**WHAT THIS TASK INVOLVES:**
Each line that holds the word "chart" should be returned.

**DATA RECORDS:**
• • • • •
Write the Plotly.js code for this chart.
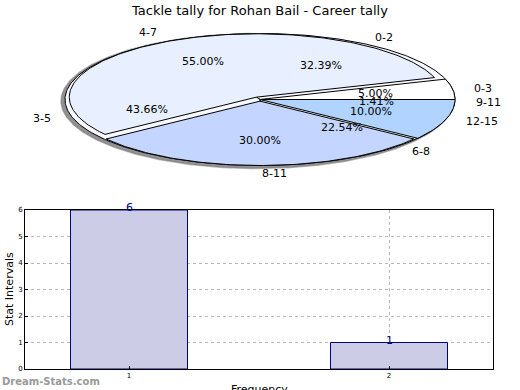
• • • • •
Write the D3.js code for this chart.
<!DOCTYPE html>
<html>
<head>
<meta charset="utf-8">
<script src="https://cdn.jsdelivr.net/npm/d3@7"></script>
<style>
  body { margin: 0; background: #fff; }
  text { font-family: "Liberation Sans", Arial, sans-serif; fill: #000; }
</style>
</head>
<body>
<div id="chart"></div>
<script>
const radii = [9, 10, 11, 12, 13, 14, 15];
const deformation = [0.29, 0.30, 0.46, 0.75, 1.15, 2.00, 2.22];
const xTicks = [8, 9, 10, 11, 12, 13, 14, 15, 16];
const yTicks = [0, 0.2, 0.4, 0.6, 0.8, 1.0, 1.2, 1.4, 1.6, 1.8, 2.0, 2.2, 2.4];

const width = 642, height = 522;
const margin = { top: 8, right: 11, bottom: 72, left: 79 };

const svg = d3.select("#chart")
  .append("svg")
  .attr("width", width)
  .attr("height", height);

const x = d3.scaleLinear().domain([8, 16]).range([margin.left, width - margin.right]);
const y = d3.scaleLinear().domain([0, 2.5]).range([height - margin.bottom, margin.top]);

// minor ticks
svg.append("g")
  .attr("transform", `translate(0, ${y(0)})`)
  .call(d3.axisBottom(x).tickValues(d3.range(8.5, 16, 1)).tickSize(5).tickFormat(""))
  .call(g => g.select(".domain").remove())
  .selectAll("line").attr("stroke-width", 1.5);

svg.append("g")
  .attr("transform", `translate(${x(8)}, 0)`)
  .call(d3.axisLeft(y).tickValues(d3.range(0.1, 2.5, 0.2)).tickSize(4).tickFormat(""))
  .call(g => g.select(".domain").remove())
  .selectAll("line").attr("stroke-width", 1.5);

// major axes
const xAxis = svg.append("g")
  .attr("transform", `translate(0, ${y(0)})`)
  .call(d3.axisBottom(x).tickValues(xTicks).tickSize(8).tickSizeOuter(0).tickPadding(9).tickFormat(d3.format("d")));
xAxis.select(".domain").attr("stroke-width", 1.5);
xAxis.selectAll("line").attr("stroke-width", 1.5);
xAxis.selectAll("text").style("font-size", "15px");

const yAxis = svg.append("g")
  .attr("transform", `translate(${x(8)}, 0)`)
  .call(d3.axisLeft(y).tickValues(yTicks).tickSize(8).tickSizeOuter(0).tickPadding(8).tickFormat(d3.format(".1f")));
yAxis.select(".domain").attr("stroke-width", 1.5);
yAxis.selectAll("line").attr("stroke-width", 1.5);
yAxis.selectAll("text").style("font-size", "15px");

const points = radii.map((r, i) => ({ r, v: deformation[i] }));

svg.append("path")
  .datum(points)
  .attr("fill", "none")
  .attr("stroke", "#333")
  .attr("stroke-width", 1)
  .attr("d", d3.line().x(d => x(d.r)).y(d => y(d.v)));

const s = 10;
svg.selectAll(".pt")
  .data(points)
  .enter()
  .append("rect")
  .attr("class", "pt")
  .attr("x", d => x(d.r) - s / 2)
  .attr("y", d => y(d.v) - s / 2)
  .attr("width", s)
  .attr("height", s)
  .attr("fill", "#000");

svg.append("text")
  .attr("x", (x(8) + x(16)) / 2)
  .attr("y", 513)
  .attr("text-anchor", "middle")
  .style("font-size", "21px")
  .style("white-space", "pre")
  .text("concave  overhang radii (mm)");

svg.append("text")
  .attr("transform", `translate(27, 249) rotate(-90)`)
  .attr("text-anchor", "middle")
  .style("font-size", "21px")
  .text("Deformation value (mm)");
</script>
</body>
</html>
• • • • •
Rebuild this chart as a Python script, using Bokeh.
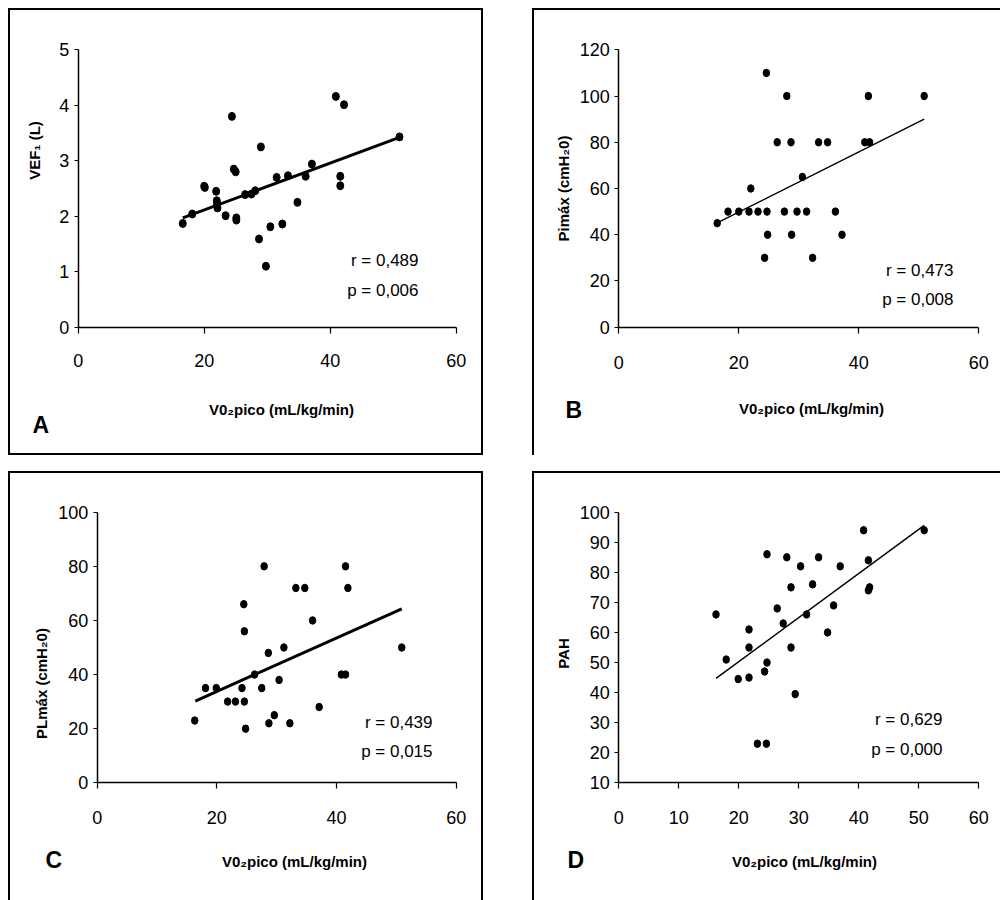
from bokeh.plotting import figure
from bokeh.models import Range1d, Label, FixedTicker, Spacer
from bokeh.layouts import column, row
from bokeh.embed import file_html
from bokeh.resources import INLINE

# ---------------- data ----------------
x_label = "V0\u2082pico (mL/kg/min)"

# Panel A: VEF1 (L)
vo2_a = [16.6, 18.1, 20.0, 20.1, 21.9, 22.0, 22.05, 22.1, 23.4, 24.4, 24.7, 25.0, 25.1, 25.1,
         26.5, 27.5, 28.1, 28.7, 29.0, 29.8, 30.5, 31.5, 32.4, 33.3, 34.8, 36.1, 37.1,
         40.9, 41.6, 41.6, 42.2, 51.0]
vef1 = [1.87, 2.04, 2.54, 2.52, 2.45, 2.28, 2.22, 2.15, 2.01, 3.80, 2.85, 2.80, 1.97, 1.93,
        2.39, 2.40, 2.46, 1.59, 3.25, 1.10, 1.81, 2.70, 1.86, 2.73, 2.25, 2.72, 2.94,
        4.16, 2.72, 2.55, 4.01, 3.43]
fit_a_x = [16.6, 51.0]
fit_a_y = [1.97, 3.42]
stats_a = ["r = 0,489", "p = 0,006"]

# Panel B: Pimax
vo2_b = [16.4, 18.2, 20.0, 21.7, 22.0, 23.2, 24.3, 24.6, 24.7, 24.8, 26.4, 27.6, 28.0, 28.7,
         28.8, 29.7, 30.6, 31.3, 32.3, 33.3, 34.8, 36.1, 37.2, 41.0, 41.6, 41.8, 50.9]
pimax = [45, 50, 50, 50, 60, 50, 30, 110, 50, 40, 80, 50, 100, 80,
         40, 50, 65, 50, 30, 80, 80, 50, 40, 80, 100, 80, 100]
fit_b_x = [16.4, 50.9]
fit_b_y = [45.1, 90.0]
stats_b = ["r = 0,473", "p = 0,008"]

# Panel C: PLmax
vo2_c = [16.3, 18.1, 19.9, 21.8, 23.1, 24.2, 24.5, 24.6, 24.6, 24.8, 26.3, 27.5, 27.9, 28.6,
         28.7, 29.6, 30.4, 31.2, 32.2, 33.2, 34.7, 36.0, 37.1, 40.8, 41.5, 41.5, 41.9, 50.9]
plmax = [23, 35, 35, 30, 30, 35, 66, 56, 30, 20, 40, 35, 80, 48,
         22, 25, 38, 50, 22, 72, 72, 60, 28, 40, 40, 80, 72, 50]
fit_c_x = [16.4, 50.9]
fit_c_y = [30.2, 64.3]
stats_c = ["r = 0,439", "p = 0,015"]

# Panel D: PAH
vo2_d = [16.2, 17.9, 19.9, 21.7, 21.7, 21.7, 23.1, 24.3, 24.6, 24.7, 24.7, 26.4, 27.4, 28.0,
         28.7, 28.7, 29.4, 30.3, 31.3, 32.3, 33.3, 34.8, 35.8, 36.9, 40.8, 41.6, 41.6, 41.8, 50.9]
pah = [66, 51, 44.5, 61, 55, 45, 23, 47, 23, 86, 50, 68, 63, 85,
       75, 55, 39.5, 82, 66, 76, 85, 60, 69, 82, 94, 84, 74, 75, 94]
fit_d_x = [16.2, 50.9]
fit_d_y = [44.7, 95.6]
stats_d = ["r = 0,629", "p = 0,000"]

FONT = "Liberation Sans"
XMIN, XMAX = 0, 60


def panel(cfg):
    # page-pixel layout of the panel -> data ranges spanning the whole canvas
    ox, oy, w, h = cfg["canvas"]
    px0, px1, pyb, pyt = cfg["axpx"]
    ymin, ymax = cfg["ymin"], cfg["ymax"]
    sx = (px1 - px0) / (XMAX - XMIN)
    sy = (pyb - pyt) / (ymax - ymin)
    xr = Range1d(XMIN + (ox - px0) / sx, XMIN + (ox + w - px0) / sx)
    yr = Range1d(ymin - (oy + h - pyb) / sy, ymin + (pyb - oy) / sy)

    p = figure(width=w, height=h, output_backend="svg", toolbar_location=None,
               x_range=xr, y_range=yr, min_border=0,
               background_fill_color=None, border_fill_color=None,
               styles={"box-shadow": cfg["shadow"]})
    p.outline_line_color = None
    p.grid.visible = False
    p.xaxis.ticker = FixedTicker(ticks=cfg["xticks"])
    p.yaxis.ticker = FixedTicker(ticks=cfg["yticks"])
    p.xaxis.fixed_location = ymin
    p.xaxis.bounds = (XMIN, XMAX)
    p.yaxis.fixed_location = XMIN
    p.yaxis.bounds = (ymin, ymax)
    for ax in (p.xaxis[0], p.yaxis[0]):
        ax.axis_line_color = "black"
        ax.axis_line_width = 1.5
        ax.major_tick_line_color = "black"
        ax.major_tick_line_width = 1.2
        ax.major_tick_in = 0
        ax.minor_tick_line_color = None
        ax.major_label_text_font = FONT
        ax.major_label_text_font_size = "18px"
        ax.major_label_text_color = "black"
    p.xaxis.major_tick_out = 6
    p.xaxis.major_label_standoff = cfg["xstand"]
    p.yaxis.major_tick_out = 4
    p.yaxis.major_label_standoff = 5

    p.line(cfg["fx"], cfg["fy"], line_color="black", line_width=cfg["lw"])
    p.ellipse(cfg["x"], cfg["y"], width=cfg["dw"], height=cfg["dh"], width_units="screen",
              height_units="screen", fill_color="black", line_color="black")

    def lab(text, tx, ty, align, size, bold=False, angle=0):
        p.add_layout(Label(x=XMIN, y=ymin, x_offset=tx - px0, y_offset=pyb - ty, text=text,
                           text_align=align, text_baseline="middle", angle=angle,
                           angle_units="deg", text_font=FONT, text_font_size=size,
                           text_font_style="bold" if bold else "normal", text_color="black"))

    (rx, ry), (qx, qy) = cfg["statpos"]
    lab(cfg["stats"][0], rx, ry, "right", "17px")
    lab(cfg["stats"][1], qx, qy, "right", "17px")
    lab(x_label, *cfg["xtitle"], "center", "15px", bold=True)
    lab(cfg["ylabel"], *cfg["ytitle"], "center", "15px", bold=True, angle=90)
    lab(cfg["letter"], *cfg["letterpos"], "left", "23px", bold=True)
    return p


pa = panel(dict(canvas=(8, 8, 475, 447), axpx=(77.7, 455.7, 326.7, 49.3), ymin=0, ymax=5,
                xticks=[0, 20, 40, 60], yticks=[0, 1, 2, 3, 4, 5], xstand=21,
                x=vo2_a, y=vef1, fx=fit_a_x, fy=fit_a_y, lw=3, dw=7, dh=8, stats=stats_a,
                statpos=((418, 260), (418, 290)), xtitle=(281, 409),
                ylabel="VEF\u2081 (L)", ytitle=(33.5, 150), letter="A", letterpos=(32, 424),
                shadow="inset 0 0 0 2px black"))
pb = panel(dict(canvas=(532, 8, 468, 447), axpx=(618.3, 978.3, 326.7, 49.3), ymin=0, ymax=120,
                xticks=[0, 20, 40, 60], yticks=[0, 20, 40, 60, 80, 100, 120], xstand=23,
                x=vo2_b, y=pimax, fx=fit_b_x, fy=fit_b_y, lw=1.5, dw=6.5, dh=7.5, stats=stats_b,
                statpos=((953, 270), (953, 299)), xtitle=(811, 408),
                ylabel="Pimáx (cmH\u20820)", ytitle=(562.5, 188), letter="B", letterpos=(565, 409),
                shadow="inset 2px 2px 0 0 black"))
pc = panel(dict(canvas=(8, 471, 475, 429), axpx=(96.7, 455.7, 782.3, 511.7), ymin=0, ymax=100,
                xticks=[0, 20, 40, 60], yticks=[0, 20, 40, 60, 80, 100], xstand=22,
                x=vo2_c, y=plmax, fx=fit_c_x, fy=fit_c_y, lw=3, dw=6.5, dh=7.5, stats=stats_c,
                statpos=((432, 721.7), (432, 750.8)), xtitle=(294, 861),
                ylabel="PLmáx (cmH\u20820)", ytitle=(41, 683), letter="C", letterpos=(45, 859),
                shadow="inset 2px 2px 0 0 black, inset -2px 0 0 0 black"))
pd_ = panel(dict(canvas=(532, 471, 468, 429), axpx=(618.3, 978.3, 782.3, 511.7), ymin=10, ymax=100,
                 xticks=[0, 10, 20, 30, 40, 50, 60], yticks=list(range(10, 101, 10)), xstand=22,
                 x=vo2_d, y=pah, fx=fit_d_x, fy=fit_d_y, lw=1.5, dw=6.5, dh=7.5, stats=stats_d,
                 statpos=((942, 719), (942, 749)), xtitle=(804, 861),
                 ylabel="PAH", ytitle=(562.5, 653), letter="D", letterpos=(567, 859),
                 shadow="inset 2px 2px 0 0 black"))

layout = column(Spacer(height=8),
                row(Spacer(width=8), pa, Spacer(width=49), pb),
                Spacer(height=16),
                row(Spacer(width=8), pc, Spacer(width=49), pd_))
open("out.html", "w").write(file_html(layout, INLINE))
• • • • •
**FULL RESPONSE:**
Write the Plotly.js code for this chart.
Write the D3.js code for this chart.
<div id="chart"></div>
const svg = d3.select("#chart")
Rebuild this chart as a Python script, using Bokeh.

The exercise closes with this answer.